We rejoiced when this open house report from the Novo Park Slope on Fourth Avenue hit our inbox a while ago. Read on, and you will see why:
I had the distinct pleasure of visiting an open house at the Novo Park Slope (ie, the Bride of 4th Avenue) this weekend. The agents claim that over 50% of the units have sold, which I find highly unlikely as this weekend was the first with a working non-construction elevator. Even still, the elevator had no door, a giant hole in the sheet rock ceiling, and styrofoam walls. The model units are on the 10th floor, and we got stuck somewhere between 8 and 9. There were about 9 people in the elevator and none of us was relishing the thought of plunging to our deaths in this building. When we asked about taking the stairs down, we were told they were nailed closed. Hooray for safety. One scoop: the elevators are glass, facing out onto the splendor of the taxi garage and staples parking lot across 4th Ave. The model units verdict: eh. They have two two-bedroom units fitted out, one on either side of the building. Overall, I'd give this building a thumbs down. The finishes are pretty nice -- decent appliances, nice cabinets, but the construction crew didn't really have an eye for detail... scratches and chips on the floor, vanity, countertop. Not surprisingly, some really strange choices were made in construction. First, the guest bath is at least 2x as large as the master. There is literally no room for 2 people in the master bath, which only has a shower and a single sink. Second, in one of the apt lines, you have to walk through the closet to get to the master bath. This sounds ok in concept, but in practice the doorway into the closet is literally 3/4 normal width. My friend, at 6'-2" and 180lbs, literally had to turn his shoulders to get through the door. The closet itself would leave about 1'-6" of walking space through to the bathroom with clothes on the hangars. Plus, the closet door swings inwards, so it would be impossible to access about 1/4 of the closet without closing the closet door with yourself inside. Bad bad bad.

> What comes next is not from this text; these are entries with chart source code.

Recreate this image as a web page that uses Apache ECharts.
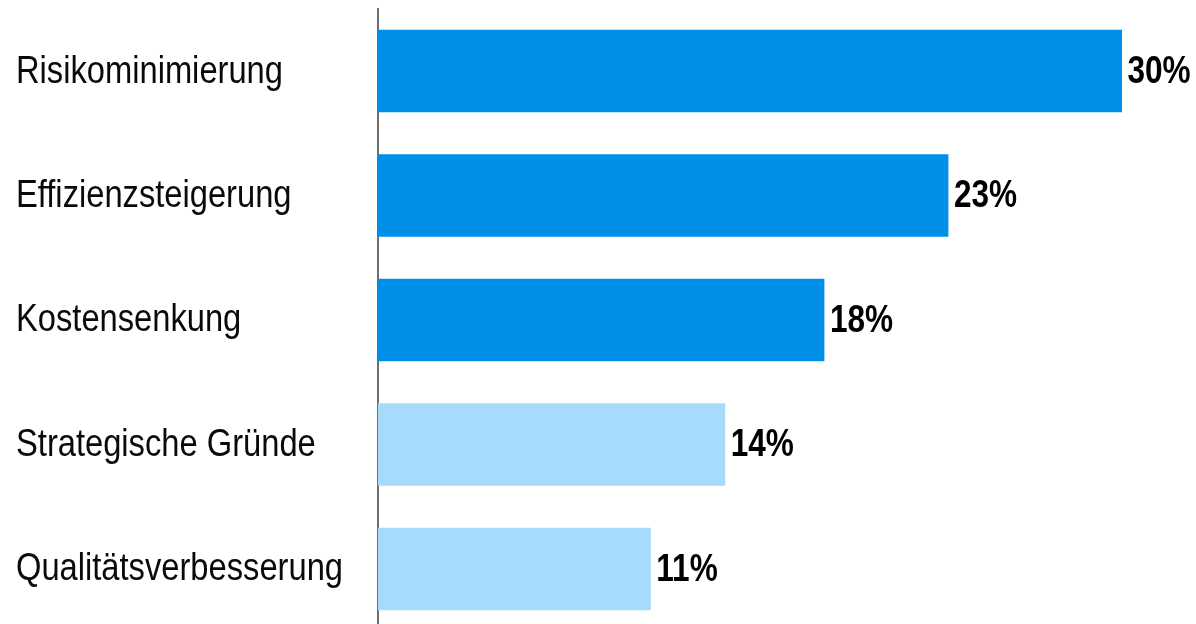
<!DOCTYPE html>
<html>
<head>
<meta charset="utf-8">
<script src="https://cdn.jsdelivr.net/npm/echarts@6/dist/echarts.min.js"></script>
<style>html,body{margin:0;padding:0;background:#fff}#c{width:1196px;height:624px}</style>
</head>
<body>
<div id="c"></div>
<script>
const categories = ["Risikominimierung","Effizienzsteigerung","Kostensenkung","Strategische Gründe","Qualitätsverbesserung"];
const values = [30, 23, 18, 14, 11];
const barColors = ["#0090EA","#0090EA","#0090EA","#A6DBFC","#A6DBFC"];

const chart = echarts.init(document.getElementById('c'));
chart.setOption({
  animation: false,
  grid: { left: 378, top: 8.8, width: 744, height: 622.4, containLabel: false, outerBoundsMode: 'none' },
  xAxis: { type: 'value', min: 0, max: 30, show: false },
  yAxis: {
    type: 'category', data: categories, inverse: true, offset: 1,
    axisLine: { show: true, lineStyle: { color: '#6E6E6E', width: 2 } },
    axisTick: { show: false },
    axisLabel: { show: false }
  },
  series: [{
    type: 'bar', barWidth: 82.6,
    data: values.map((v, i) => ({ value: v, itemStyle: { color: barColors[i] } }))
  }, {
    // value labels (condensed bold)
    type: 'custom', clip: false, z: 5,
    data: values.map((v, i) => [v, i]),
    renderItem: function (params, api) {
      const p = api.coord([api.value(0), api.value(1)]);
      return {
        type: 'text', x: p[0] + 5.5, y: p[1] + 1, scaleX: 0.82,
        style: { text: api.value(0) + '%', font: 'bold 38.5px "Liberation Sans", Arial, sans-serif', fill: '#000', align: 'left', verticalAlign: 'middle' }
      };
    }
  }, {
    // category labels (slightly condensed)
    type: 'custom', clip: false, z: 5,
    data: categories.map((c, i) => [0, i]),
    renderItem: function (params, api) {
      const p = api.coord([0, api.value(1)]);
      return {
        type: 'text', x: 16, y: p[1] + 1, scaleX: 0.86,
        style: { text: categories[params.dataIndex], font: '38px "Liberation Sans", Arial, sans-serif', fill: '#0a0a0a', align: 'left', verticalAlign: 'middle' }
      };
    }
  }]
});
</script>
</body>
</html>
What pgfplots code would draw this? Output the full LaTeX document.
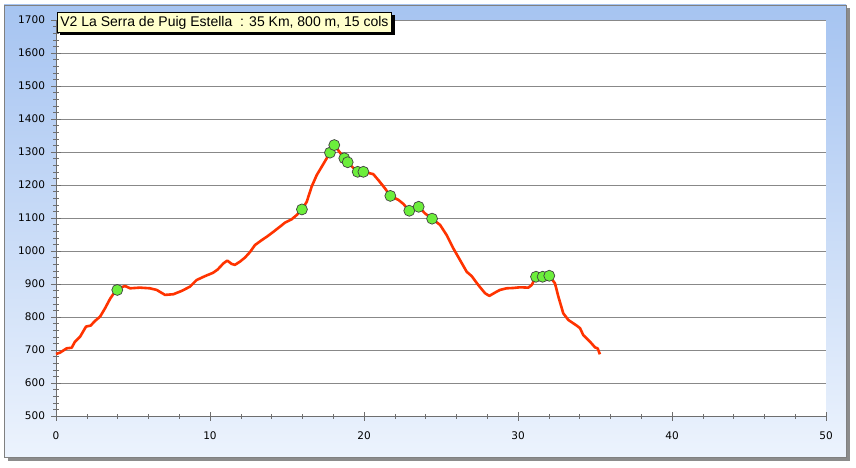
\documentclass[border=0pt]{standalone}
\usepackage{pgfplots}
\pgfplotsset{compat=1.18}
\usepackage{fontspec}
\setmainfont{DejaVu Sans}
\newfontfamily\titlefont{Liberation Sans}
\usetikzlibrary{shadows}
\definecolor{lineRed}{RGB}{255,51,0}
\definecolor{mkGreen}{RGB}{108,238,60}
\definecolor{bgTop}{RGB}{166,196,241}
\definecolor{bgBot}{RGB}{236,243,253}
\definecolor{gridGray}{RGB}{136,136,136}
\definecolor{axGray}{RGB}{110,110,110}
\definecolor{boxYellow}{RGB}{255,255,204}
\begin{document}
\begin{tikzpicture}
\useasboundingbox (0pt,0pt) rectangle (856pt,467pt);
\fill[black!45] (8pt,6pt) rectangle (850pt,459pt);
\shade[top color=bgTop, bottom color=bgBot] (4pt,10pt) rectangle (846pt,462pt);
\draw[gray, line width=0.8pt] (4pt,10pt) rectangle (846pt,462pt);
\begin{axis}[
  at={(56pt,51pt)}, anchor=south west, scale only axis,
  width=770pt, height=396pt,
  xmin=0, xmax=50, ymin=500, ymax=1700, enlargelimits=false,
  xtick distance=10, ytick distance=100, minor tick num=4,
  axis lines=left, axis line style={-, draw=axGray, line width=0.8pt},
  ymajorgrids, grid style={gridGray, line width=0.8pt},
  tick style={axGray, line width=0.6pt}, tick align=center,
  major tick length=9pt, minor tick length=5pt,
  axis background/.style={fill=white},
  tick label style={font=\fontsize{10.5}{11}\selectfont, black},
  /pgf/number format/assume math mode=true,
  /pgf/number format/set thousands separator={},
  xticklabel style={yshift=-8pt},
  yticklabel style={xshift=-3pt},
  clip=false,
]
\addplot[lineRed, line width=2.6pt, line join=round] coordinates {
(0,688) (0.26,692) (0.69,705) (1.02,707) (1.23,725) (1.56,740) (1.95,771)
(2.25,774) (2.53,788) (2.86,801) (3.18,826) (3.51,855) (3.83,877) (3.98,882)
(4.26,890) (4.48,894) (4.81,887) (5.45,889) (6.1,887) (6.54,882) (7.08,867)
(7.62,869) (8.16,879) (8.7,892) (9.13,912) (9.68,924) (10.2,934) (10.5,944)
(10.86,962) (11.12,971) (11.4,961) (11.62,958) (11.95,968) (12.27,980)
(12.6,997) (12.92,1018) (13.36,1033) (13.68,1043) (14.11,1058) (14.55,1074)
(14.87,1086) (15.3,1096) (15.63,1109) (15.97,1126) (16.28,1149) (16.6,1195)
(16.93,1230) (17.25,1255) (17.58,1281) (17.79,1298) (18.07,1321) (18.72,1281)
(18.94,1269) (19.3,1252) (19.59,1240) (19.96,1240) (20.6,1233) (20.93,1215)
(21.36,1190) (21.71,1167) (22.23,1155) (22.55,1143) (22.94,1122) (23.55,1134)
(23.96,1114) (24.42,1098) (24.94,1079) (25.37,1048) (25.8,1008) (26.23,973)
(26.67,937) (26.99,924) (27.42,897) (27.86,872) (28.14,864) (28.62,877)
(28.83,882) (29.26,887) (29.7,888) (30.13,890) (30.67,889) (30.89,897)
(31.17,922) (31.6,922) (32.03,925) (32.4,902) (32.62,862) (32.94,811)
(33.27,791) (33.81,774) (34.03,766) (34.24,745) (34.68,725) (35.0,708)
(35.17,705) (35.32,687)
};
\addplot[only marks, mark=*, mark size=5.5pt,
  mark options={fill=mkGreen, draw=black!75, line width=0.7pt}] coordinates {
(3.98,882) (15.97,1126) (17.79,1298) (18.07,1321) (18.72,1281) (18.94,1269)
(19.59,1240) (19.96,1240) (21.71,1167) (22.94,1122) (23.55,1134) (24.42,1098)
(31.17,922) (31.6,922) (32.03,925)
};
\end{axis}
\node[anchor=north west, fill=boxYellow, draw=black, line width=0.8pt,
  inner xsep=3pt, inner ysep=0pt, minimum height=20pt,
  drop shadow={shadow xshift=3pt, shadow yshift=-3pt, fill=black, opacity=1},
  font=\titlefont\fontsize{14}{15}\selectfont] at (57pt,455pt)
  {V2 La Serra de Puig Estella\ \ : 35 Km, 800 m, 15 cols};
\end{tikzpicture}
\end{document}
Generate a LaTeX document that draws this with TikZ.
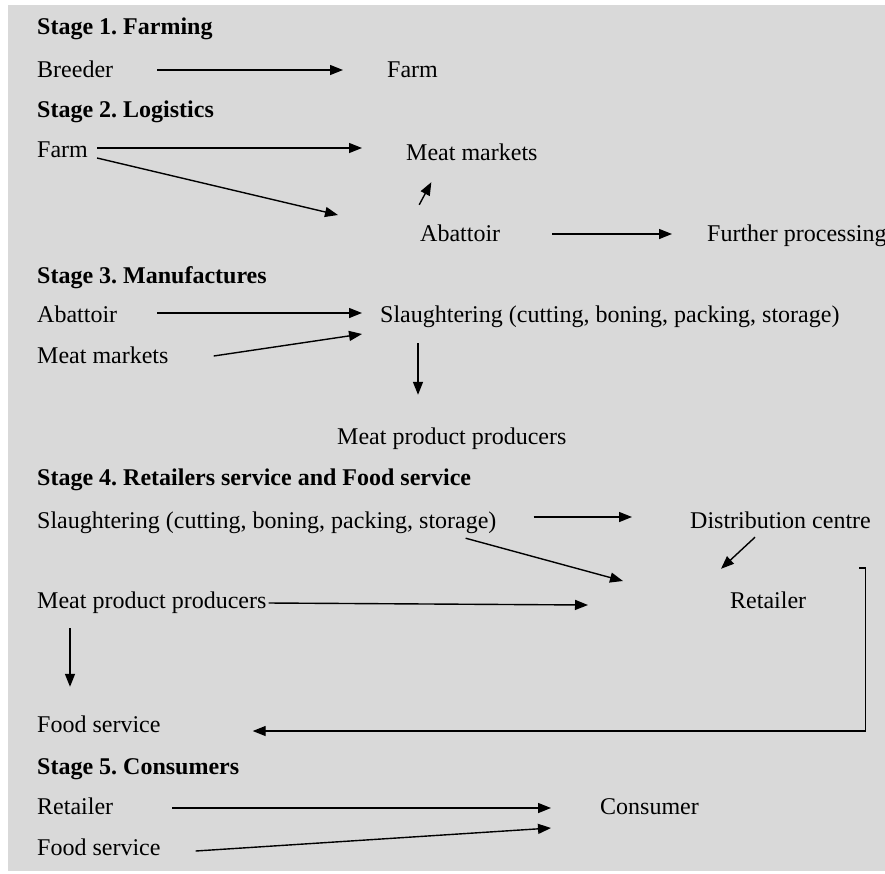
\documentclass[tikz,border=0pt]{standalone}
\usepackage{fontspec}
\setmainfont{Liberation Serif}
\usetikzlibrary{arrows.meta}
\definecolor{bggray}{RGB}{217,217,217}
\frenchspacing
\begin{document}
\begin{tikzpicture}[x=1pt,y=-1pt,
  lbl/.style={anchor=base west,inner sep=0pt,text height=16pt,text depth=5pt,
    font=\fontsize{24}{28}\selectfont},
  stagelbl/.style={lbl,font=\fontsize{24}{28}\selectfont\bfseries},
  arr/.style={line width=1.4pt,-{Triangle[length=13pt,width=10pt]}}]
\useasboundingbox (0,0) rectangle (885,873);
\fill[bggray] (8,5) rectangle (885,871);
% Stage 1
\node[stagelbl] (st1) at (37,34) {Stage 1. Farming};
\node[lbl] (breeder) at (37,77) {Breeder};
\node[lbl] (farmA) at (387,77) {Farm};
% Stage 2
\node[stagelbl] (st2) at (37,117) {Stage 2. Logistics};
\node[lbl] (farmB) at (37,157) {Farm};
\node[lbl] (mmA) at (406,160) {Meat markets};
\node[lbl] (abA) at (420,241) {Abattoir};
\node[lbl] (further) at (707,241) {Further processing};
% Stage 3
\node[stagelbl] (st3) at (37,283) {Stage 3. Manufactures};
\node[lbl] (abB) at (37,322) {Abattoir};
\node[lbl] (slA) at (380,322) {Slaughtering (cutting, boning, packing, storage)};
\node[lbl] (mmB) at (37,363) {Meat markets};
\node[lbl] (mppA) at (337,444) {Meat product producers};
% Stage 4
\node[stagelbl] (st4) at (37,485) {Stage 4. Retailers service and Food service};
\node[lbl] (slB) at (37,528) {Slaughtering (cutting, boning, packing, storage)};
\node[lbl] (dist) at (690,528) {Distribution centre};
\node[lbl] (retA) at (730,608) {Retailer};
\node[lbl] (mppB) at (37,608) {Meat product producers};
\node[lbl] (foodA) at (37,732) {Food service};
% Stage 5
\node[stagelbl] (st5) at (37,774) {Stage 5. Consumers};
\node[lbl] (retB) at (37,814) {Retailer};
\node[lbl] (cons) at (600,814) {Consumer};
\node[lbl] (foodB) at (37,855) {Food service};
% connectors
\draw[arr] ([shift={(44,-1.5)}]breeder.east) -- ([shift={(-44,-1.5)}]farmA.west);
\draw[arr] ([shift={(9,-3.5)}]farmB.east) -- ([shift={(-44,-6.5)}]mmA.west);
\draw[arr] ([shift={(9,6.5)}]farmB.east) -- ([shift={(-82,-20.5)}]abA.west);
\draw[arr] ([shift={(-41,-20)}]abA.north) -- ([shift={(-40.5,17)}]mmA.south);
\draw[arr] ([shift={(52,-1.5)}]abA.east) -- ([shift={(-35,-1.5)}]further.west);
\draw[arr] ([shift={(40,-3.5)}]abB.east) -- ([shift={(-18,-3.5)}]slA.west);
\draw[arr] ([shift={(45,-1.5)}]mmB.east) -- ([shift={(-18,17.5)}]slA.west);
\draw[arr] ([shift={(38,16)}]slA.south west) -- ([shift={(81,-33)}]mppA.north west);
\draw[arr] ([shift={(37,-5.5)}]slB.east) -- ([shift={(-58,-5.5)}]dist.west);
\draw[arr] ([shift={(-31,5)}]slB.south east) -- ([shift={(-107,-21.5)}]retA.west);
\draw[arr] ([shift={(-25.5,4)}]dist.south) -- ([shift={(-9,-23)}]retA.north west);
\draw[arr] ([shift={(2,0.5)}]mppB.east) -- ([shift={(-142,2.5)}]retA.west);
\draw[arr] ([shift={(33,15)}]mppB.south west) -- ([shift={(33,-29)}]foodA.north west);
\draw[arr] ([shift={(53,-24)}]retA.north east) -- ++(6,0) |- ([shift={(92,4.5)}]foodA.east);
\draw[arr] ([shift={(59,-0.5)}]retB.east) -- ([shift={(-49,-0.5)}]cons.west);
\draw[arr] ([shift={(35,1.5)}]foodB.east) -- ([shift={(-49,19.5)}]cons.west);
\end{tikzpicture}
\end{document}
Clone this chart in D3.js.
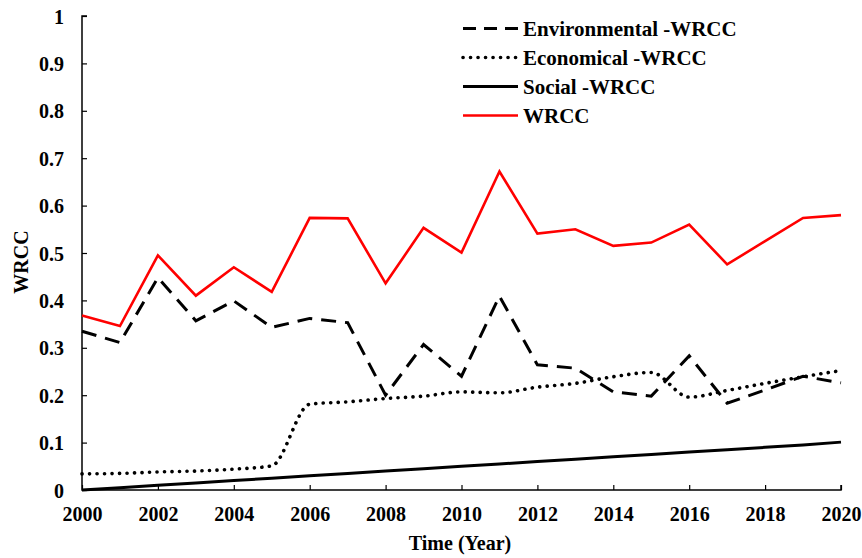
<!DOCTYPE html>
<html><head><meta charset="utf-8">
<script src="https://cdn.jsdelivr.net/npm/d3@7"></script>
<style>body{margin:0;background:#fff}svg{display:block}text{font-family:"Liberation Serif","Times New Roman",serif;font-weight:bold}</style>
</head><body><svg id="c" width="862" height="558"></svg>
<script>
const years = [2000,2001,2002,2003,2004,2005,2006,2007,2008,2009,2010,2011,2012,2013,2014,2015,2016,2017,2018,2019,2020];
const environmental = [0.335,0.311,0.448,0.357,0.399,0.343,0.362,0.353,0.200,0.307,0.240,0.409,0.264,0.257,0.207,0.198,0.283,0.183,0.211,0.240,0.226];
const economical = [0.034,0.035,0.038,0.040,0.044,0.051,0.181,0.186,0.193,0.198,0.207,0.205,0.217,0.225,0.239,0.248,0.196,0.210,0.225,0.239,0.252];
const social = [0.000,0.005,0.010,0.015,0.020,0.025,0.030,0.035,0.040,0.045,0.050,0.055,0.060,0.065,0.070,0.075,0.080,0.085,0.090,0.095,0.101];
const wrcc = [0.368,0.346,0.495,0.410,0.470,0.418,0.574,0.573,0.436,0.553,0.501,0.672,0.541,0.550,0.515,0.522,0.560,0.476,0.525,0.574,0.580];
const xTicks = [2000,2002,2004,2006,2008,2010,2012,2014,2016,2018,2020];
const yTicks = [0,0.1,0.2,0.3,0.4,0.5,0.6,0.7,0.8,0.9,1];
const legendLabels = ["Environmental -WRCC","Economical -WRCC","Social -WRCC","WRCC"];

const svg = d3.select("#c");
const x = d3.scaleLinear().domain([2000,2020]).range([82,841]);
const y = d3.scaleLinear().domain([0,1]).range([490,16]);

const styles = [
  {data:environmental, color:"#000", w:3, dash:"15,9", cap:"butt", curve:d3.curveLinear},
  {data:economical, color:"#000", w:3.6, dash:"0.1,7.4", cap:"round", curve:d3.curveMonotoneX},
  {data:social, color:"#000", w:3, dash:null, cap:"butt", curve:d3.curveLinear},
  {data:wrcc, color:"#ff0000", w:2.6, dash:null, cap:"butt", curve:d3.curveLinear}
];

// axes
const yAxis = svg.append("g").attr("transform","translate(82,0)")
  .call(d3.axisRight(y).tickValues(yTicks).tickSize(5).tickFormat(d=>d3.format("")(+d.toFixed(1))));
yAxis.select(".domain").attr("d","M5,16H0V490H5").attr("stroke-width",1.5).attr("stroke","#000");
yAxis.selectAll(".tick line").attr("stroke-width",1.2);
yAxis.selectAll(".tick text").attr("x",-18).attr("text-anchor","end").attr("font-size",20).attr("dy","0.35em");

const xAxis = svg.append("g").attr("transform","translate(0,490)")
  .call(d3.axisTop(x).tickValues(xTicks).tickSize(5).tickFormat(d3.format("d")));
xAxis.select(".domain").attr("d","M82,0H841V-5").attr("stroke-width",1.5).attr("stroke","#000");
xAxis.selectAll(".tick line").attr("stroke-width",1.2);
xAxis.selectAll(".tick text").attr("y",24).attr("dy","0.35em").attr("font-size",20);
svg.selectAll(".tick text").attr("fill","#000").attr("font-family","Liberation Serif, serif").attr("font-weight","bold");

// lines
styles.forEach(s=>{
  const line = d3.line().x((d,i)=>x(years[i])).y(d=>y(d)).curve(s.curve);
  svg.append("path").datum(s.data).attr("d",line).attr("fill","none")
    .attr("stroke",s.color).attr("stroke-width",s.w).attr("stroke-linecap",s.cap)
    .attr("stroke-dasharray",s.dash).attr("stroke-linejoin","miter");
});

// legend
const lg = svg.append("g");
legendLabels.forEach((lab,i)=>{
  const s = styles[i];
  const yy = 28.5 + i*29;
  lg.append("line").attr("x1",463).attr("x2",518).attr("y1",yy).attr("y2",yy)
    .attr("stroke",s.color).attr("stroke-width",s.w).attr("stroke-linecap",s.cap)
    .attr("stroke-dasharray", i===0 ? "13,8" : s.dash);
  lg.append("text").attr("x",523).attr("y",yy).attr("dy","0.35em").attr("font-size",21).text(lab);
});

// titles
svg.append("text").attr("x",460).attr("y",543).attr("dy","0.35em").attr("text-anchor","middle").attr("font-size",20).text("Time (Year)");
svg.append("text").attr("transform","translate(21,262) rotate(-90)").attr("dy","0.35em").attr("text-anchor","middle").attr("font-size",20).text("WRCC");
</script></body></html>
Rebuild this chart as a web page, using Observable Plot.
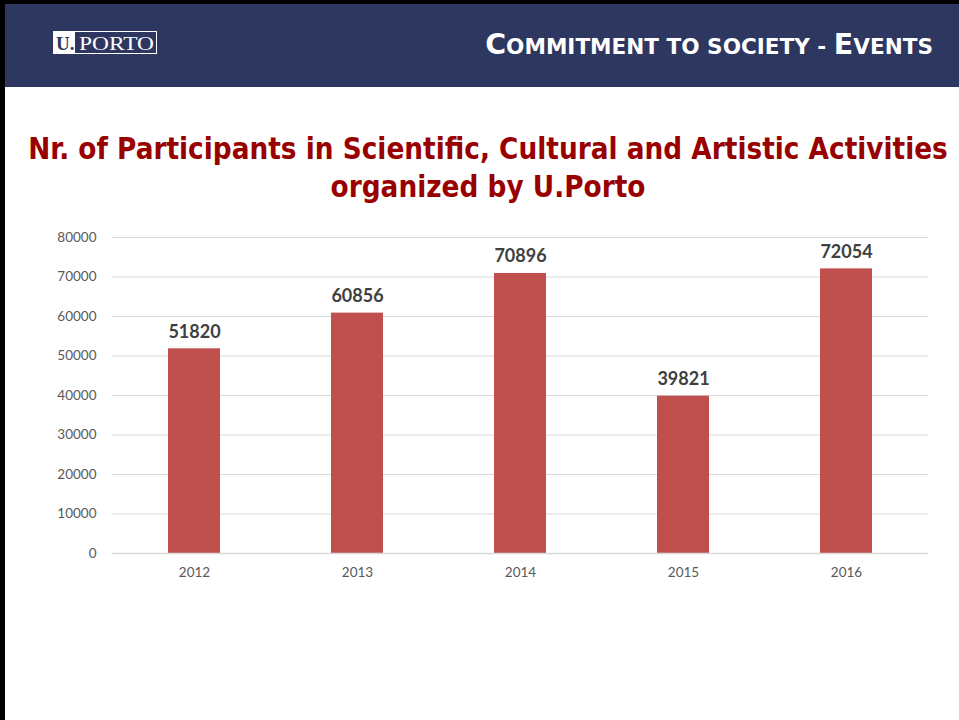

The balconies are a nice touch, especially to escape the claustrophobic over-furnishing of the model units. Standing on the balcony, however, you can really see how they squeezed the floor-to-floor heights in the building; you're practically right on top of the terrace below. It would be entirely possible to carry on a comfortable conversation between the two outdoor spaces 1 floor apart... they're that close.
The building doesn't appear to be anywhere close to finished. I'd expect Feb occupancy at the earliest.